2. Originally Posted by runner21
Can anyone help me with this problem?

Find the area shaded by the cardiods r=2+2cos(x) and r=2-2cos(x).

Thanks!
Is this the intersection of the cardiods or the area individually? Do you know the area formula in polar coordinates $\text{Area}=\frac{1}{2}\int_{\alpha}^{\beta}f^2(\t heta)~d\theta$?

3. Originally Posted by Mathstud28
Is this the intersection of the cardiods or the area individually? Do you know the area formula in polar coordinates $\text{Area}=\frac{1}{2}\int_{\alpha}^{\beta}f^2(\t heta)~d\theta$?
Its the area that they overlap. I know of the $\text{Area}=\frac{1}{2}\int_{\alpha}^{\beta}f^2(\t heta)~d\theta$ formula but how would you set it up so that you were only finding the shared region?

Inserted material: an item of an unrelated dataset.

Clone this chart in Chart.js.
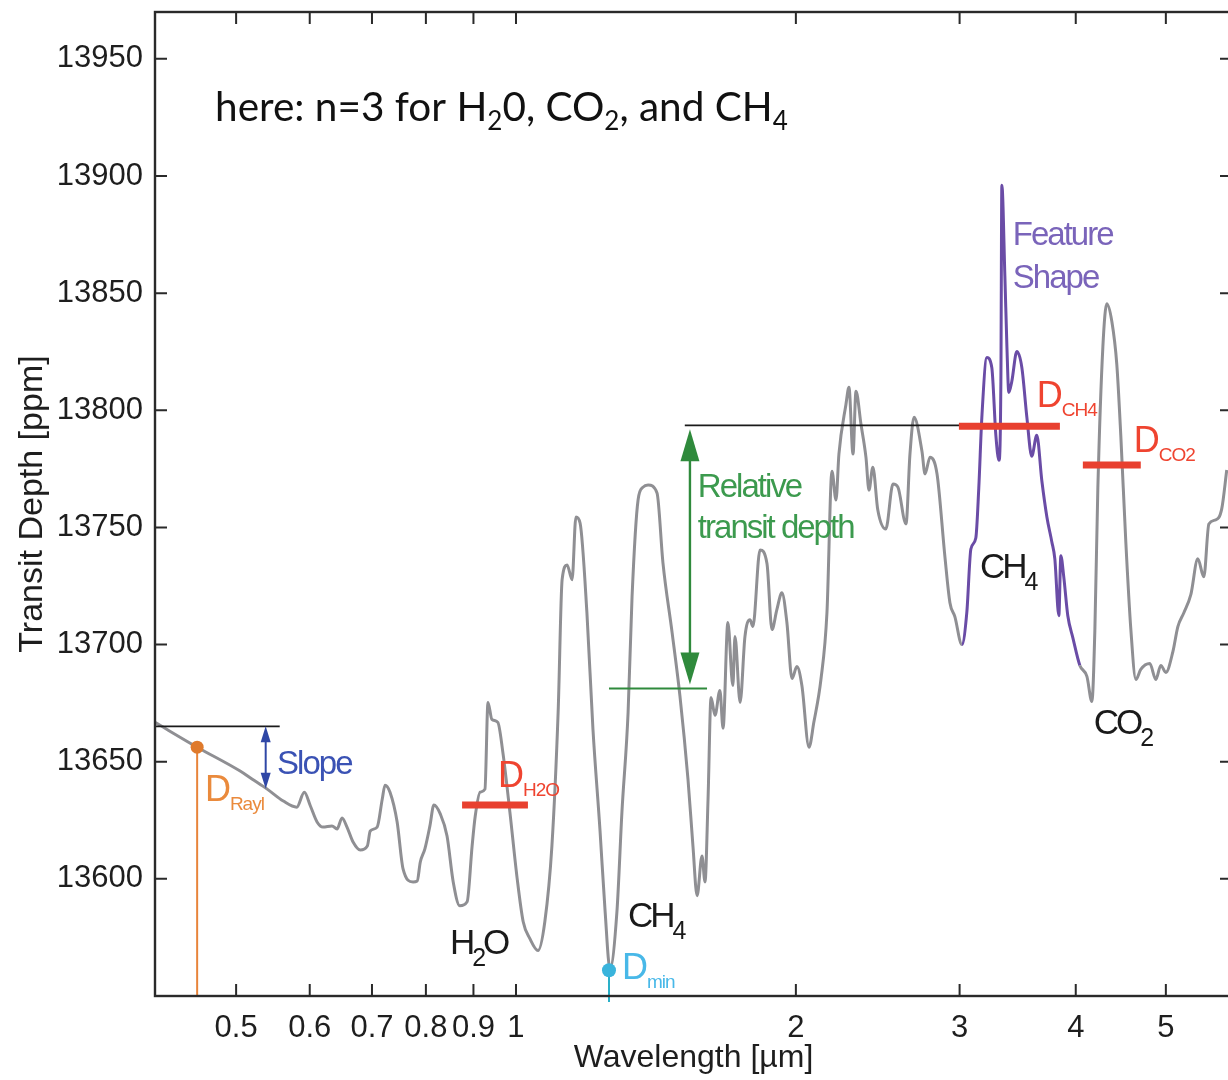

4. Originally Posted by runner21
Its the area that they overlap. I know of the $\text{Area}=\frac{1}{2}\int_{\alpha}^{\beta}f^2(\t heta)~d\theta$ formula but how would you set it up so that you were only finding the shared region?
Start by drawing sketch graphs of each cardioid. Calculate the polar coordinates of where they intersect. Then read this: Pauls Online Notes : Calculus II - Area with Polar Coordinates

5. We have symmetry in all four of the little intersection 'loopies'.

Find the area of one and multiply by 4. That is one way to go about it.

$2\int_{0}^{\frac{\pi}{2}}\left[2+2cos({\theta})\right]^{2}d{\theta}$

6. Originally Posted by galactus
We have symmetry in all four of the little intersection 'loopies'.

Find the area of one and multiply by 4. That is one way to go about it.

$2\int_{0}^{\frac{\pi}{2}}\left[2+2cos({\theta})\right]^{2}d{\theta}$
I hope that you don't mind me using that haha

7. Originally Posted by galactus
We have symmetry in all four of the little intersection 'loopies'.

Find the area of one and multiply by 4. That is one way to go about it.

$2\int_{0}^{\frac{\pi}{2}}\left[2+2cos({\theta})\right]^{2}d{\theta}$
I finally figured it out! Galactus, you were close, and I actually didn't quite get it until I saw your integral, but the equation should read:

$\int_{0}^{\frac{\pi}{2}}\left[2+2cos({\theta})\right]^{2}-\left[2-2cos({\theta})\right]^{2}d{\theta}=16$

Thanks for all your help, everyone!

8. I started out with that, but then noticed 4 way symmetry. If I am wrong, then Soroban is wrong as well. I am not so sure we are wrong.

I also checked this with tech and got the same as Soroban and I. Therefore, I am going with our solution. Even thought the solutions are close.

S.O.S. Mathematics CyberBoard :: View topic - cardiods

9. Originally Posted by runner21
I finally figured it out! Galactus, you were close, and I actually didn't quite get it until I saw your integral, but the equation should read:

$\int_{0}^{\frac{\pi}{2}}\left[2+2cos({\theta})\right]^{2}-\left[2-2cos({\theta})\right]^{2}d{\theta}=16$

Thanks for all your help, everyone!
I've attached a sketch of the area in question. By inspection I would guess that the area is around 2.5.

So I assume that there is a typo or a minor arithmetic mistake ...